Eighteen years ago, after living for ten years each in an 18th Street studio and a Mercer Street one-bedroom loft, I found myself dreaming almost every night about houses and gardens. My husband Julius and I needed a house and a backyard and a school for Alex, then ten years old. After visiting friends in the area, we zeroed in on the “Rivertowns” communities of Hastings-on-Hudson, Dobbs Ferry, and Irvington, New York, 38 minutes north of Grand Central Terminal.
We drove up almost every weekend and looked at real estate. Amazingly, there were a number of authentic Midcentury Modern houses built from 1957-60 in the style of Richard Neutra, Craig Ellwood and R.M. Schindler. Every few weeks a new one came on the market, reasonably priced. They offered the right kind of style to a California-born, UCLA-educated designer like me – open floor plans, walls of glass, beamed ceilings – but few of the amenities most buyers were looking for. No master suite with luxurious bath, no walk-in closets, no garage. But they were just right for our little family.

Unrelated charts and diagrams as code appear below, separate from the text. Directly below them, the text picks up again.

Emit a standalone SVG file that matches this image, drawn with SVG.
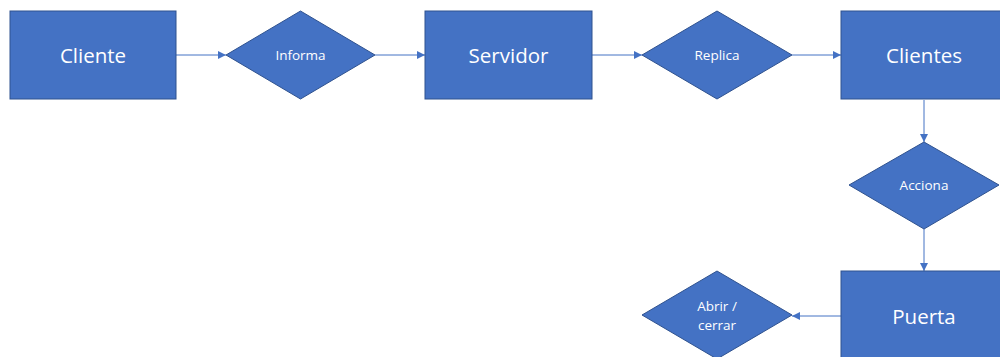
<svg xmlns="http://www.w3.org/2000/svg" width="1000" height="357" viewBox="0 0 1000 357">
<style>
.n{fill:#4472C4;stroke:#2F528F;stroke-width:1}
.big{font-family:"Open Sans","Liberation Sans",Arial,sans-serif;font-size:20.5px;fill:#fff;text-anchor:middle;dominant-baseline:central}
.sm{font-family:"Open Sans","Liberation Sans",Arial,sans-serif;font-size:13.5px;fill:#fff;text-anchor:middle;dominant-baseline:central}
.c{stroke:#4472C4;stroke-width:1;fill:none;marker-end:url(#ah)}
</style>
<defs>
<marker id="ah" viewBox="0 0 10 10" refX="10" refY="5" markerWidth="8" markerHeight="8" markerUnits="userSpaceOnUse" orient="auto">
<path d="M0,0 L10,5 L0,10 z" fill="#4472C4"/>
</marker>
</defs>
<g id="connectors">
<line class="c" x1="176" y1="55" x2="226" y2="55"/>
<line class="c" x1="375" y1="55" x2="425" y2="55"/>
<line class="c" x1="792" y1="55" x2="841" y2="55"/>
<line class="c" x1="592" y1="55" x2="642" y2="55"/>
<line class="c" x1="924" y1="100" x2="924" y2="142"/>
<line class="c" x1="924" y1="229" x2="924" y2="271"/>
<line class="c" x1="841" y1="316" x2="792" y2="316"/>
</g>
<g id="cliente"><rect class="n" x="10" y="11" width="166" height="88"/><text class="big" x="93" y="55">Cliente</text></g>
<g id="informa"><polygon class="n" points="226,55 300.5,11 375,55 300.5,99"/><text class="sm" x="300.5" y="55">Informa</text></g>
<g id="servidor"><rect class="n" x="425" y="11" width="167" height="88"/><text class="big" x="508.5" y="55">Servidor</text></g>
<g id="replica"><polygon class="n" points="642,55 717,11 792,55 717,99"/><text class="sm" x="717" y="55">Replica</text></g>
<g id="clientes"><rect class="n" x="841" y="11" width="166" height="88"/><text class="big" x="924" y="55">Clientes</text></g>
<g id="acciona"><polygon class="n" points="849,185 924,142 999,185 924,229"/><text class="sm" x="924" y="185">Acciona</text></g>
<g id="puerta"><rect class="n" x="841" y="271" width="166" height="90"/><text class="big" x="924" y="316">Puerta</text></g>
<g id="abrir"><polygon class="n" points="642,315 717,271 792,315 717,359"/><text class="sm" x="717" y="306">Abrir /</text><text class="sm" x="717" y="325">cerrar</text></g>
</svg>
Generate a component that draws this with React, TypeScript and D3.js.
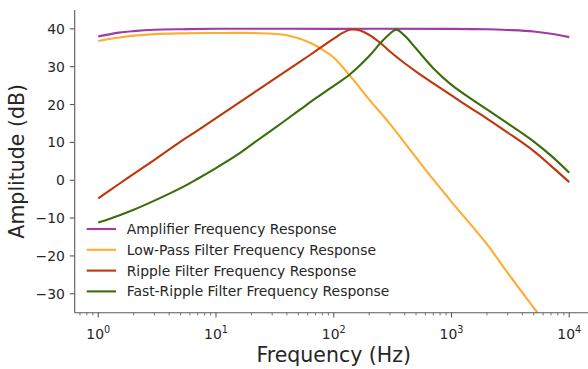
import * as d3 from 'd3';

const W = 588;
const H = 369;

// series (frequency in Hz, amplitude in dB)
const ampFreq = [1, 1.5, 2, 3, 5, 10, 100, 1000, 2000, 3000, 5000, 7000, 10000];
const ampDb = [38.0, 39.0, 39.4, 39.75, 39.9, 40, 40, 40, 39.9, 39.7, 39.3, 38.7, 37.8];

const lpFreq = [1, 1.5, 2, 3, 5, 10, 20, 30, 40, 50, 60, 70, 85, 100, 140, 200, 300, 500, 700, 1000, 2000, 3000, 5000, 7000];
const lpDb = [36.8, 37.7, 38.2, 38.6, 38.8, 38.9, 38.9, 38.7, 38.3, 37.5, 36.6, 35.6, 34.0, 32.4, 27.3, 21.3, 14.9, 6.0, 0.2, -5.7, -16.9, -24.5, -33.7, -39.5];

const rpFreq = [1, 1.5, 2, 3, 5, 7, 10, 20, 30, 50, 70, 100, 120, 140, 170, 200, 250, 300, 400, 500, 700, 1000, 1500, 2000, 3000, 5000, 7000, 10000];
const rpDb = [-4.8, -1.0, 1.7, 5.4, 10.2, 13.2, 16.4, 22.7, 26.4, 31.0, 34.1, 37.4, 39.0, 39.8, 39.5, 38.4, 36.2, 34.0, 30.9, 28.7, 25.6, 22.4, 18.8, 16.3, 12.6, 7.7, 3.8, -0.5];

const frFreq = [1, 1.5, 2, 3, 5, 7, 10, 15, 20, 30, 50, 70, 100, 140, 200, 250, 300, 340, 400, 500, 700, 1000, 1500, 2000, 3000, 5000, 7000, 10000];
const frDb = [-11.2, -9.3, -7.8, -5.4, -2.1, 0.4, 3.2, 6.6, 9.4, 13.3, 18.3, 21.6, 24.9, 28.2, 32.8, 36.3, 38.7, 39.8, 38.2, 34.8, 29.6, 25.2, 21.3, 18.7, 15.0, 10.2, 6.5, 2.0];

const seriesNames = [
  'Amplifier Frequency Response',
  'Low-Pass Filter Frequency Response',
  'Ripple Filter Frequency Response',
  'Fast-Ripple Filter Frequency Response',
];
const seriesColors = ['#a03aa6', '#ffac33', '#bf360c', '#3b6e0b'];
const seriesFreqs = [ampFreq, lpFreq, rpFreq, frFreq];
const seriesDb = [ampDb, lpDb, rpDb, frDb];

const xTickExps = [0, 1, 2, 3, 4];
const yTicks = [-30, -20, -10, 0, 10, 20, 30, 40];

const FONT = "'DejaVu Sans', sans-serif";
const TEXT = '#262626';
const AXIS = '#5a5a5a';

export default function App() {
  const left = 74.7;
  const top = 9.9;
  const bottom = 312.7;
  const right = 592.8;

  const x = d3.scaleLog().domain([10 ** -0.2, 10 ** 4.2]).range([left, right]);
  const y = d3.scaleLinear().domain([-35, 45]).range([bottom, top]);

  const minor: number[] = [];
  for (let e = -1; e <= 4; e++) {
    for (let m = 2; m <= 9; m++) {
      const v = m * 10 ** e;
      if (v >= x.domain()[0] && v <= x.domain()[1]) minor.push(v);
    }
  }

  const line = d3.line<[number, number]>()
    .x((d) => x(d[0]))
    .y((d) => y(d[1]))
    .curve(d3.curveCatmullRom.alpha(0.5));

  const legendX = 86.7;
  const legendY0 = 229;
  const legendStep = 20.8;

  return (
    <svg width={W} height={H} style={{ position: 'absolute', left: 0, top: 0, background: '#fff' }}
      fontFamily={FONT}>
      <defs>
        <clipPath id="plot">
          <rect x={left} y={top} width={right - left} height={bottom - top} />
        </clipPath>
      </defs>

      <g clipPath="url(#plot)">
        {seriesNames.map((name, i) => (
          <path key={name} fill="none" stroke={seriesColors[i]} strokeWidth={2.1}
            strokeLinejoin="round" strokeLinecap="butt"
            d={line(seriesFreqs[i].map((f, j) => [f, seriesDb[i][j]] as [number, number])) ?? ''} />
        ))}
      </g>

      {/* spines */}
      <line x1={left} x2={left} y1={top} y2={bottom} stroke={AXIS} strokeWidth={1.1} />
      <line x1={left} x2={right} y1={bottom} y2={bottom} stroke={AXIS} strokeWidth={1.1} />

      {/* y ticks */}
      {yTicks.map((t) => (
        <g key={t}>
          <line x1={left - 4.9} x2={left} y1={y(t)} y2={y(t)} stroke={AXIS} strokeWidth={1.1} />
          <text x={left - 9.8} y={y(t)} dy="0.36em" textAnchor="end" fontSize={13.9} fill={TEXT}>
            {t < 0 ? `\u2212${-t}` : `${t}`}
          </text>
        </g>
      ))}

      {/* x ticks */}
      {minor.map((v) => (
        <line key={v} x1={x(v)} x2={x(v)} y1={bottom} y2={bottom + 2.8} stroke={AXIS} strokeWidth={0.8} />
      ))}
      {xTickExps.map((e) => (
        <g key={e}>
          <line x1={x(10 ** e)} x2={x(10 ** e)} y1={bottom} y2={bottom + 4.9} stroke={AXIS} strokeWidth={1.1} />
          <text x={x(10 ** e)} y={339.3} textAnchor="middle" fontSize={13.9} fill={TEXT}>
            <tspan>10</tspan>
            <tspan dy={-6.2} fontSize={9.7}>{e}</tspan>
          </text>
        </g>
      ))}

      {/* axis labels */}
      <text x={(left + right) / 2} y={361.7} textAnchor="middle" fontSize={20.5} fill={TEXT}>Frequency (Hz)</text>
      <text transform={`translate(24,${(top + bottom) / 2}) rotate(-90)`} textAnchor="middle" fontSize={20.5} fill={TEXT}>
        Amplitude (dB)
      </text>

      {/* legend */}
      {seriesNames.map((name, i) => (
        <g key={name} transform={`translate(${legendX},${legendY0 + i * legendStep})`}>
          <line x1={0} x2={29.3} y1={0} y2={0} stroke={seriesColors[i]} strokeWidth={2.1} />
          <text x={40} y={0} dy="0.36em" fontSize={13.9} fill={TEXT}>{name}</text>
        </g>
      ))}
    </svg>
  );
}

One Sunday we saw “the one.” It was kind of a wreck, dark and gloomy, but one of twelve houses around a two-acre pond, with a 900-square-foot deck. I could fix the dark and gloomy part, and the setting could never be matched. Alex would live on a cul-de-sac perfect for bike-riding and have a pond with a rowboat and frogs. Little-boy heaven. It was (re)designer heaven for me. The house needed everything from light fixtures to tiles. The deck would have to wait — it was just fine with the picnic tables and rickety chaise lounges left by the previous owners.
Two years ago, inspired by various articles in Garden Design magazine and a picture of the Jack Shapiro (no relation) house in the book Private Landscapes, Modernist Gardens in Southern California by Pamela Burton and Marie Botnick, we embarked on a deck redesign project. The deck had already been turned into an outdoor room of sorts. But it was too hot out there to eat lunch in summer and too dark by nightfall to have dinner and relax. With the addition of electricity and a canopied pergola, there would be shade and light, two essential elements of making it a truly useful living space.
A local contractor and I designed the pergola so that the beams were extensions of the interior beams of the house. We worked closely with a representative of Shade Tree Canopies, which I had discovered in an ad in Garden Design, so that tracks could be installed to fit three retractable fabric canopies. Fifties-style hanging globe lights were installed as well as perimeter lighting.
The deck now feels like an outdoor apartment; it’s bigger than my whole 18th Street studio, with spaces for barbecuing, eating, sunning, sitting around, plant-growing, having lots of people over for parties. Freshly squeezed lemonade, anyone?